Lawmakers closed out their 2021 legislative session this past week with a “job well done,” but many Hoosiers are raising eyebrows about some of the biggest bills passing this year.

There are always a few hot-button issues year to year, but this year seemed to bring more controversy as lawmakers passed multiple bills that had widespread disapproval across the state.

House Bill 1001, the state budget, has plenty of good in it as the state set out its spending plan for the next two years, but provisions boosting funding for private, charter and homeschools was widely panned across the state.

A late-breaking boost in revenue expectations and federal stimulus money helped bolster investments in public education, but the state’s ongoing efforts to put public money into private education continues to baffle many Hoosiers.

House Bill 1123, which curbs the governor’s emergency powers and would empower the legislature to call itself back into session, is likely to cost Hoosier taxpayers thousands as the issue is almost certainly headed to court and Indiana pays to represent both sides. Gov. Eric Holcomb vetoed the bill and the legislature overrode it.

We understand the legislature wants more say, but the reason why an executive is empowered to make decisions about things like the COVID-19 pandemic is, in part, because the governor works every day and the legislature is out of session eight months of the year.

Senate Bill 5, which curbs the power of local health departments to react to health emergencies, is also another attempt to water down agencies’ ability to respond to real situations.

Opposed by multiple statewide health organization, the effort to try to solve COVID-19 displeasure is likely to have wide-reaching effects blunting local health departments’ ability to do their job every day.

Senate Bill 359, which slashes protections for Indiana wetlands, couldn’t even get support from all of the Republican supermajority much less the state as a whole. Local representatives including Sen. Sue Glick, R-LaGrange, fought this bill, albeit unsuccessfully.

Aside from environmental groups, even the Indiana Chamber of Commerce thinks this is bad policy for Indiana, stating, “The reduction in wetland regulations will likely have negative impacts on water quality, flood control and quality of place factors that are connected to attracting the best and brightest workers and businesses to Indiana.”

And House Bill 1577, which would require doctors to inform abortion patients about the possibility of reversing a medication-induced abortion, is built on the foundation of dubious scientific information.

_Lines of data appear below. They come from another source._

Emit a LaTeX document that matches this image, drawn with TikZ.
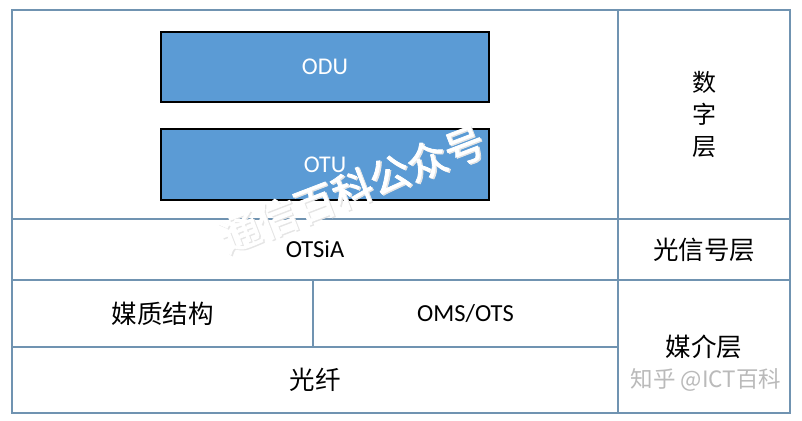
\documentclass[tikz,border=0pt]{standalone}
\usepackage{fontspec}
\setmainfont{Carlito}
\newfontfamily\cjk{Noto Sans CJK SC}
\newfontfamily\cjkb[FakeBold=2]{Noto Sans CJK SC}
\definecolor{tline}{RGB}{112,147,177}
\definecolor{boxfill}{RGB}{91,155,213}
\begin{document}
\begin{tikzpicture}[x=1pt,y=-1pt,
  cell/.style={draw=tline,line width=2pt,rectangle,inner sep=0pt,outer sep=0pt,text=black},
  layerbox/.style={draw=black,line width=2.5pt,fill=boxfill,rectangle,inner sep=0pt,outer sep=0pt,
    minimum width=328pt,text=white,font=\fontsize{24}{28}\selectfont},
  lat/.style={font=\fontsize{24.5}{28}\selectfont},
  zh/.style={font=\cjk\fontsize{25.5}{34}\selectfont}]
\useasboundingbox (0,0) rectangle (802,420);
\fill[white] (0,0) rectangle (802,420);
% table cells
\node[cell,minimum width=606pt,minimum height=209pt] (dig) at (315,114.5) {};
\node[cell,zh,minimum width=172pt,minimum height=209pt,align=center,font=\cjk\fontsize{24}{32}\selectfont] (szc) at (704,114.5) {数\\字\\层};
\node[cell,lat,minimum width=606pt,minimum height=61pt] (otsia) at (315,249.5) {OTSiA};
\node[cell,zh,minimum width=172pt,minimum height=61pt] (gxh) at (704,249.5) {光信号层};
\node[cell,zh,minimum width=301pt,minimum height=67pt] (mzjg) at (162.5,313.5) {媒质结构};
\node[cell,lat,minimum width=305pt,minimum height=67pt] (oms) at (465.5,313.5) {OMS/OTS};
\node[cell,zh,minimum width=606pt,minimum height=66pt] (gx) at (315,380) {光纤};
\node[cell,zh,minimum width=172pt,minimum height=133pt] (mjc) at (704,346.5) {媒介层};
% layer boxes
\node[layerbox,minimum height=70pt] (odu) at (325,67) {ODU};
\node[layerbox,minimum height=71pt] (otu) at (325,164.5) {OTU};
% watermarks
\node[rotate=21,text=black!10,font=\cjkb\fontsize{40}{40}\selectfont] (wm0) at (353.5,190) {通信百科公众号};
\node[rotate=21,text=white,font=\cjkb\fontsize{40}{40}\selectfont] (wm) at (352,189) {通信百科公众号};
\node[text=black!27,font=\cjk\fontsize{22.5}{26}\selectfont] (zh2) at (706,380) {知乎 @ICT百科};
\end{tikzpicture}
\end{document}
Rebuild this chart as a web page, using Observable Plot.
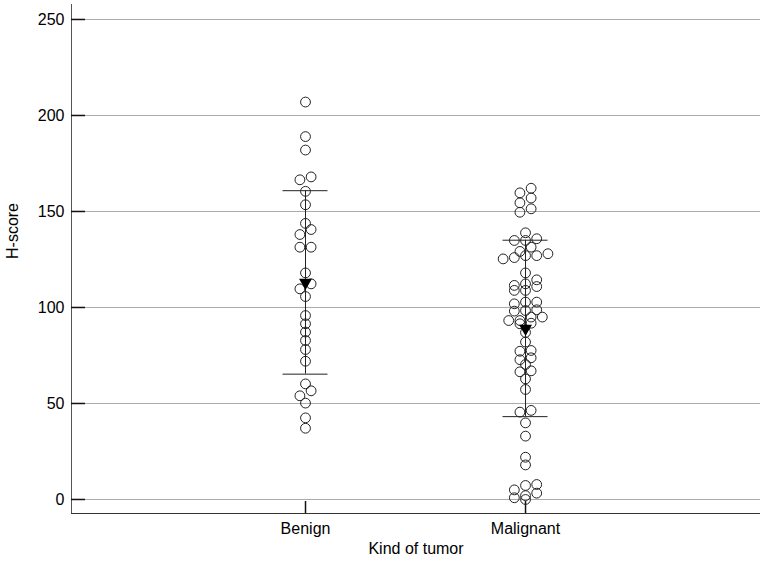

The bill will likely cause the state to rack up more legal bills fighting it in court. And while we recognize the state’s desire to curb abortion services to Hoosiers, doing so in a manner that forces doctors to give patients bad information is not the way to do it.

As finalized bills cross Holcomb’s desk in the coming days, we suspect the governor’s veto pen may be a little busier this year compared to most years.

We encourage that, as many of these bills weaken or simply don’t serve the public welfare.